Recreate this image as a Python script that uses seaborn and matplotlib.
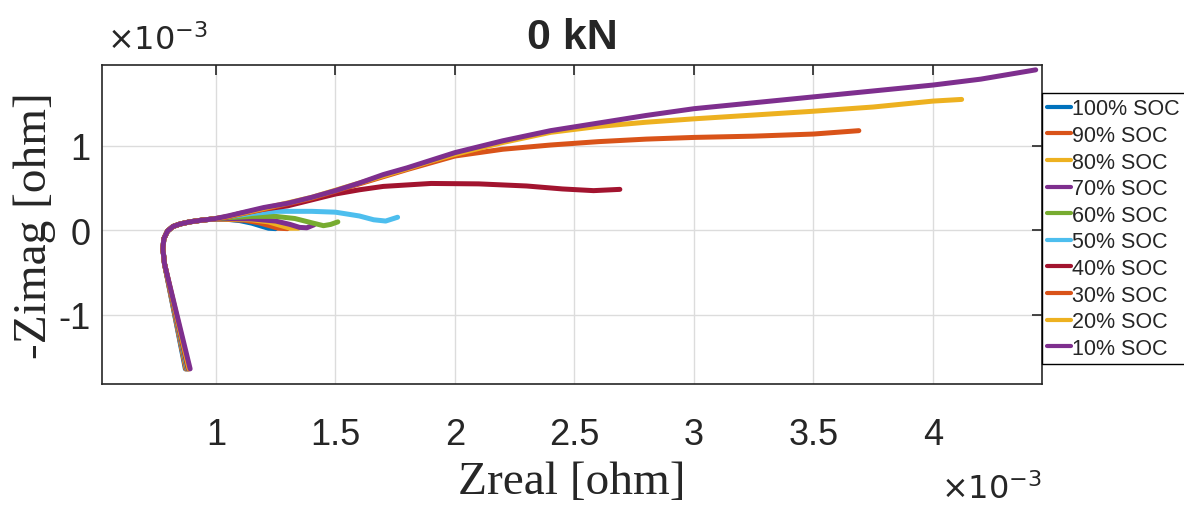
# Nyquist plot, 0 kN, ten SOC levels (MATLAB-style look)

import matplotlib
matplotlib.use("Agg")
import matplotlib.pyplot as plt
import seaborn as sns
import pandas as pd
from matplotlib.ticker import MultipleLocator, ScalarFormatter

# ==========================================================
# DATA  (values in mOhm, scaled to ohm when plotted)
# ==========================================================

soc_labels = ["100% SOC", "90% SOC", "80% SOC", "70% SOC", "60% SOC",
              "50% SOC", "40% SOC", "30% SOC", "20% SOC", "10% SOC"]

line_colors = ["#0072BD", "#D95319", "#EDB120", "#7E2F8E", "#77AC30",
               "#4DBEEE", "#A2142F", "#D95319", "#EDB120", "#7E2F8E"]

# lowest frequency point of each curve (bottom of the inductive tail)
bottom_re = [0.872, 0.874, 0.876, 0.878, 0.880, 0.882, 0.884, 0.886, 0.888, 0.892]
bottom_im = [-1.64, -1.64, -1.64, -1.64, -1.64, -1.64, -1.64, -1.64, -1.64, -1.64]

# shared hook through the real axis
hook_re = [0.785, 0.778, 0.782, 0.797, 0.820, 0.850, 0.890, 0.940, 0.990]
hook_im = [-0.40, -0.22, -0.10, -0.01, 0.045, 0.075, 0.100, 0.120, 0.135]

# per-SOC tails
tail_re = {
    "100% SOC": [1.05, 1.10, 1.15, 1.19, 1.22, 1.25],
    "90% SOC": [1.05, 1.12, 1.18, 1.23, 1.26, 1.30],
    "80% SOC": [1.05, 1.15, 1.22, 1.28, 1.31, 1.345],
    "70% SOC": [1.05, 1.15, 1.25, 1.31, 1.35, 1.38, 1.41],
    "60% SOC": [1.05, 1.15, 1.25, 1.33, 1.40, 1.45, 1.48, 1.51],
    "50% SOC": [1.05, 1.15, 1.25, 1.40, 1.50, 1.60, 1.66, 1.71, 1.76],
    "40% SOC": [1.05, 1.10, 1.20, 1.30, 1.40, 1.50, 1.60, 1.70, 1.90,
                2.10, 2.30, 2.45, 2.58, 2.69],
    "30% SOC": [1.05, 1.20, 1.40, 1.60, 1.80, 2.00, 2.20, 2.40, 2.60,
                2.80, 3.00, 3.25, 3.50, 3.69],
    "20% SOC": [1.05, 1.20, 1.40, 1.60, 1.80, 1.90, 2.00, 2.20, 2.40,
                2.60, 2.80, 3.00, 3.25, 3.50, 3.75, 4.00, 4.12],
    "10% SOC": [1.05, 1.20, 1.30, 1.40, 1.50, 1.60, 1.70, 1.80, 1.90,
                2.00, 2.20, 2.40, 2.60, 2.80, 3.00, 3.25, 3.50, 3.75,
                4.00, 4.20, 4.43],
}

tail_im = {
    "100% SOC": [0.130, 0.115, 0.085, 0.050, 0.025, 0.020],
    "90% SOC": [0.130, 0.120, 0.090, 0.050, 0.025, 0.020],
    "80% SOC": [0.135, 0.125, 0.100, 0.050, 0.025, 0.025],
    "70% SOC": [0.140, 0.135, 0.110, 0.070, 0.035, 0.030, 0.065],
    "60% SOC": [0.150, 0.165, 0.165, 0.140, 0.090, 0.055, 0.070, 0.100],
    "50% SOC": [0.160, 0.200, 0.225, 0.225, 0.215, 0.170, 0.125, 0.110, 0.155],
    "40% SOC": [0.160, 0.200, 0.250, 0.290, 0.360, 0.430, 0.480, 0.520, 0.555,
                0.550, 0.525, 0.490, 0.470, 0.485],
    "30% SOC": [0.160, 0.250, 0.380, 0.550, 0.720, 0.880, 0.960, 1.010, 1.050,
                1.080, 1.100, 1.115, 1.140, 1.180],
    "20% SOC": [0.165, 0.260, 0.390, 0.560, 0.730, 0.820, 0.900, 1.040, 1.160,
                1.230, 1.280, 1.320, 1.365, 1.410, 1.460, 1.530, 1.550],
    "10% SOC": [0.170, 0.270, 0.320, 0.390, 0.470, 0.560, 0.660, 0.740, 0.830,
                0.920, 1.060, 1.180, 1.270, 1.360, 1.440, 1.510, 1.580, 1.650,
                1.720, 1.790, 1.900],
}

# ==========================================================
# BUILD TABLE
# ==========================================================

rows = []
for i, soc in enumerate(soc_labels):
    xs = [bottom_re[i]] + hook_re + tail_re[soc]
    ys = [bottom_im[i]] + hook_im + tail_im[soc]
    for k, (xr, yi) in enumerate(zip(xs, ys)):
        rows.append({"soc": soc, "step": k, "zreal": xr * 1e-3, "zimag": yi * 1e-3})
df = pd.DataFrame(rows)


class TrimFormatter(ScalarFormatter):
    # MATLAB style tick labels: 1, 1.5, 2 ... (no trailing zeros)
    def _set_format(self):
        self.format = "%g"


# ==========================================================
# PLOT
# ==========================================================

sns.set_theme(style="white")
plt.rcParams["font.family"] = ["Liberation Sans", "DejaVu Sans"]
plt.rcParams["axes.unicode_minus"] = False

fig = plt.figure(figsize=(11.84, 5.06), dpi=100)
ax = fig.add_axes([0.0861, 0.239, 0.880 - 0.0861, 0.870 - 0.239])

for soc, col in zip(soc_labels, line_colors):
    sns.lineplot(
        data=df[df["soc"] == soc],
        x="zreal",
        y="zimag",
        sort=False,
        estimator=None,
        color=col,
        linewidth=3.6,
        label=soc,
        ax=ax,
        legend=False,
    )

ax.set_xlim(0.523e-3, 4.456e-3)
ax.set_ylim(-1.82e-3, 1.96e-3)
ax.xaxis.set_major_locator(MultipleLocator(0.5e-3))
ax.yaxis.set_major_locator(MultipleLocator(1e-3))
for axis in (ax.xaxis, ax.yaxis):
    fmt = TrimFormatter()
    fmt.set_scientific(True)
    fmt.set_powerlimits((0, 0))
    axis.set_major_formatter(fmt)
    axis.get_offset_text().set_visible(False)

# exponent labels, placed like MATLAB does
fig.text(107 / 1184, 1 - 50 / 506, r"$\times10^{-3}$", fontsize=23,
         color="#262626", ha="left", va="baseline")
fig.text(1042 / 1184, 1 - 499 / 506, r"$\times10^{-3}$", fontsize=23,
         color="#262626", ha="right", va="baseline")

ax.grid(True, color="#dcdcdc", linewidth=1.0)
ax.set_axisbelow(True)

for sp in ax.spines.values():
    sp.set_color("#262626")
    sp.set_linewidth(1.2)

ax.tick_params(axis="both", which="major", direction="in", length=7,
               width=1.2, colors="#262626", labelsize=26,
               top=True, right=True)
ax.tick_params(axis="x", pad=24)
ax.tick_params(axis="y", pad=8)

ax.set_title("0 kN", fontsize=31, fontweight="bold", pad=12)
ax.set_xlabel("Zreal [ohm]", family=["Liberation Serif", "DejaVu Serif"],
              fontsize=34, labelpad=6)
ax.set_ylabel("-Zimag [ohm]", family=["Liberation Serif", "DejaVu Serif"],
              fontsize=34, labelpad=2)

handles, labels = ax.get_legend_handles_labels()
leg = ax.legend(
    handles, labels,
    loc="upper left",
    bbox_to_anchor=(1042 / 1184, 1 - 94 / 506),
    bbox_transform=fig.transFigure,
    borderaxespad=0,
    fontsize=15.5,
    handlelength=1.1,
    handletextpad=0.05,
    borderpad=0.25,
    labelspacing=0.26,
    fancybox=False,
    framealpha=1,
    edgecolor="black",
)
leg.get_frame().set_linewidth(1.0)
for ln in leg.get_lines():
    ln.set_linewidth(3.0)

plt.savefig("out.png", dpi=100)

----

■ **What the task asks**: Write the material out again exactly as it appears, dropping the pictures.

■ **Solution**:
Recreate this image as a Python script that uses seaborn and matplotlib.
# Nyquist plot, 0 kN, ten SOC levels (MATLAB-style look)

import matplotlib
matplotlib.use("Agg")
import matplotlib.pyplot as plt
import seaborn as sns
import pandas as pd
from matplotlib.ticker import MultipleLocator, ScalarFormatter

# ==========================================================
# DATA  (values in mOhm, scaled to ohm when plotted)
# ==========================================================

soc_labels = ["100% SOC", "90% SOC", "80% SOC", "70% SOC", "60% SOC",
              "50% SOC", "40% SOC", "30% SOC", "20% SOC", "10% SOC"]

line_colors = ["#0072BD", "#D95319", "#EDB120", "#7E2F8E", "#77AC30",
               "#4DBEEE", "#A2142F", "#D95319", "#EDB120", "#7E2F8E"]

# lowest frequency point of each curve (bottom of the inductive tail)
bottom_re = [0.872, 0.874, 0.876, 0.878, 0.880, 0.882, 0.884, 0.886, 0.888, 0.892]
bottom_im = [-1.64, -1.64, -1.64, -1.64, -1.64, -1.64, -1.64, -1.64, -1.64, -1.64]

# shared hook through the real axis
hook_re = [0.785, 0.778, 0.782, 0.797, 0.820, 0.850, 0.890, 0.940, 0.990]
hook_im = [-0.40, -0.22, -0.10, -0.01, 0.045, 0.075, 0.100, 0.120, 0.135]

# per-SOC tails
tail_re = {
    "100% SOC": [1.05, 1.10, 1.15, 1.19, 1.22, 1.25],
    "90% SOC": [1.05, 1.12, 1.18, 1.23, 1.26, 1.30],
    "80% SOC": [1.05, 1.15, 1.22, 1.28, 1.31, 1.345],
    "70% SOC": [1.05, 1.15, 1.25, 1.31, 1.35, 1.38, 1.41],
    "60% SOC": [1.05, 1.15, 1.25, 1.33, 1.40, 1.45, 1.48, 1.51],
    "50% SOC": [1.05, 1.15, 1.25, 1.40, 1.50, 1.60, 1.66, 1.71, 1.76],
    "40% SOC": [1.05, 1.10, 1.20, 1.30, 1.40, 1.50, 1.60, 1.70, 1.90,
                2.10, 2.30, 2.45, 2.58, 2.69],
    "30% SOC": [1.05, 1.20, 1.40, 1.60, 1.80, 2.00, 2.20, 2.40, 2.60,
                2.80, 3.00, 3.25, 3.50, 3.69],
    "20% SOC": [1.05, 1.20, 1.40, 1.60, 1.80, 1.90, 2.00, 2.20, 2.40,
                2.60, 2.80, 3.00, 3.25, 3.50, 3.75, 4.00, 4.12],
    "10% SOC": [1.05, 1.20, 1.30, 1.40, 1.50, 1.60, 1.70, 1.80, 1.90,
                2.00, 2.20, 2.40, 2.60, 2.80, 3.00, 3.25, 3.50, 3.75,
                4.00, 4.20, 4.43],
}

tail_im = {
    "100% SOC": [0.130, 0.115, 0.085, 0.050, 0.025, 0.020],
    "90% SOC": [0.130, 0.120, 0.090, 0.050, 0.025, 0.020],
    "80% SOC": [0.135, 0.125, 0.100, 0.050, 0.025, 0.025],
    "70% SOC": [0.140, 0.135, 0.110, 0.070, 0.035, 0.030, 0.065],
    "60% SOC": [0.150, 0.165, 0.165, 0.140, 0.090, 0.055, 0.070, 0.100],
    "50% SOC": [0.160, 0.200, 0.225, 0.225, 0.215, 0.170, 0.125, 0.110, 0.155],
    "40% SOC": [0.160, 0.200, 0.250, 0.290, 0.360, 0.430, 0.480, 0.520, 0.555,
                0.550, 0.525, 0.490, 0.470, 0.485],
    "30% SOC": [0.160, 0.250, 0.380, 0.550, 0.720, 0.880, 0.960, 1.010, 1.050,
                1.080, 1.100, 1.115, 1.140, 1.180],
    "20% SOC": [0.165, 0.260, 0.390, 0.560, 0.730, 0.820, 0.900, 1.040, 1.160,
                1.230, 1.280, 1.320, 1.365, 1.410, 1.460, 1.530, 1.550],
    "10% SOC": [0.170, 0.270, 0.320, 0.390, 0.470, 0.560, 0.660, 0.740, 0.830,
                0.920, 1.060, 1.180, 1.270, 1.360, 1.440, 1.510, 1.580, 1.650,
                1.720, 1.790, 1.900],
}

# ==========================================================
# BUILD TABLE
# ==========================================================

rows = []
for i, soc in enumerate(soc_labels):
    xs = [bottom_re[i]] + hook_re + tail_re[soc]
    ys = [bottom_im[i]] + hook_im + tail_im[soc]
    for k, (xr, yi) in enumerate(zip(xs, ys)):
        rows.append({"soc": soc, "step": k, "zreal": xr * 1e-3, "zimag": yi * 1e-3})
df = pd.DataFrame(rows)


class TrimFormatter(ScalarFormatter):
    # MATLAB style tick labels: 1, 1.5, 2 ... (no trailing zeros)
    def _set_format(self):
        self.format = "%g"


# ==========================================================
# PLOT
# ==========================================================

sns.set_theme(style="white")
plt.rcParams["font.family"] = ["Liberation Sans", "DejaVu Sans"]
plt.rcParams["axes.unicode_minus"] = False

fig = plt.figure(figsize=(11.84, 5.06), dpi=100)
ax = fig.add_axes([0.0861, 0.239, 0.880 - 0.0861, 0.870 - 0.239])

for soc, col in zip(soc_labels, line_colors):
    sns.lineplot(
        data=df[df["soc"] == soc],
        x="zreal",
        y="zimag",
        sort=False,
        estimator=None,
        color=col,
        linewidth=3.6,
        label=soc,
        ax=ax,
        legend=False,
    )

ax.set_xlim(0.523e-3, 4.456e-3)
ax.set_ylim(-1.82e-3, 1.96e-3)
ax.xaxis.set_major_locator(MultipleLocator(0.5e-3))
ax.yaxis.set_major_locator(MultipleLocator(1e-3))
for axis in (ax.xaxis, ax.yaxis):
    fmt = TrimFormatter()
    fmt.set_scientific(True)
    fmt.set_powerlimits((0, 0))
    axis.set_major_formatter(fmt)
    axis.get_offset_text().set_visible(False)

# exponent labels, placed like MATLAB does
fig.text(107 / 1184, 1 - 50 / 506, r"$\times10^{-3}$", fontsize=23,
         color="#262626", ha="left", va="baseline")
fig.text(1042 / 1184, 1 - 499 / 506, r"$\times10^{-3}$", fontsize=23,
         color="#262626", ha="right", va="baseline")

ax.grid(True, color="#dcdcdc", linewidth=1.0)
ax.set_axisbelow(True)

for sp in ax.spines.values():
    sp.set_color("#262626")
    sp.set_linewidth(1.2)

ax.tick_params(axis="both", which="major", direction="in", length=7,
               width=1.2, colors="#262626", labelsize=26,
               top=True, right=True)
ax.tick_params(axis="x", pad=24)
ax.tick_params(axis="y", pad=8)

ax.set_title("0 kN", fontsize=31, fontweight="bold", pad=12)
ax.set_xlabel("Zreal [ohm]", family=["Liberation Serif", "DejaVu Serif"],
              fontsize=34, labelpad=6)
ax.set_ylabel("-Zimag [ohm]", family=["Liberation Serif", "DejaVu Serif"],
              fontsize=34, labelpad=2)

handles, labels = ax.get_legend_handles_labels()
leg = ax.legend(
    handles, labels,
    loc="upper left",
    bbox_to_anchor=(1042 / 1184, 1 - 94 / 506),
    bbox_transform=fig.transFigure,
    borderaxespad=0,
    fontsize=15.5,
    handlelength=1.1,
    handletextpad=0.05,
    borderpad=0.25,
    labelspacing=0.26,
    fancybox=False,
    framealpha=1,
    edgecolor="black",
)
leg.get_frame().set_linewidth(1.0)
for ln in leg.get_lines():
    ln.set_linewidth(3.0)

plt.savefig("out.png", dpi=100)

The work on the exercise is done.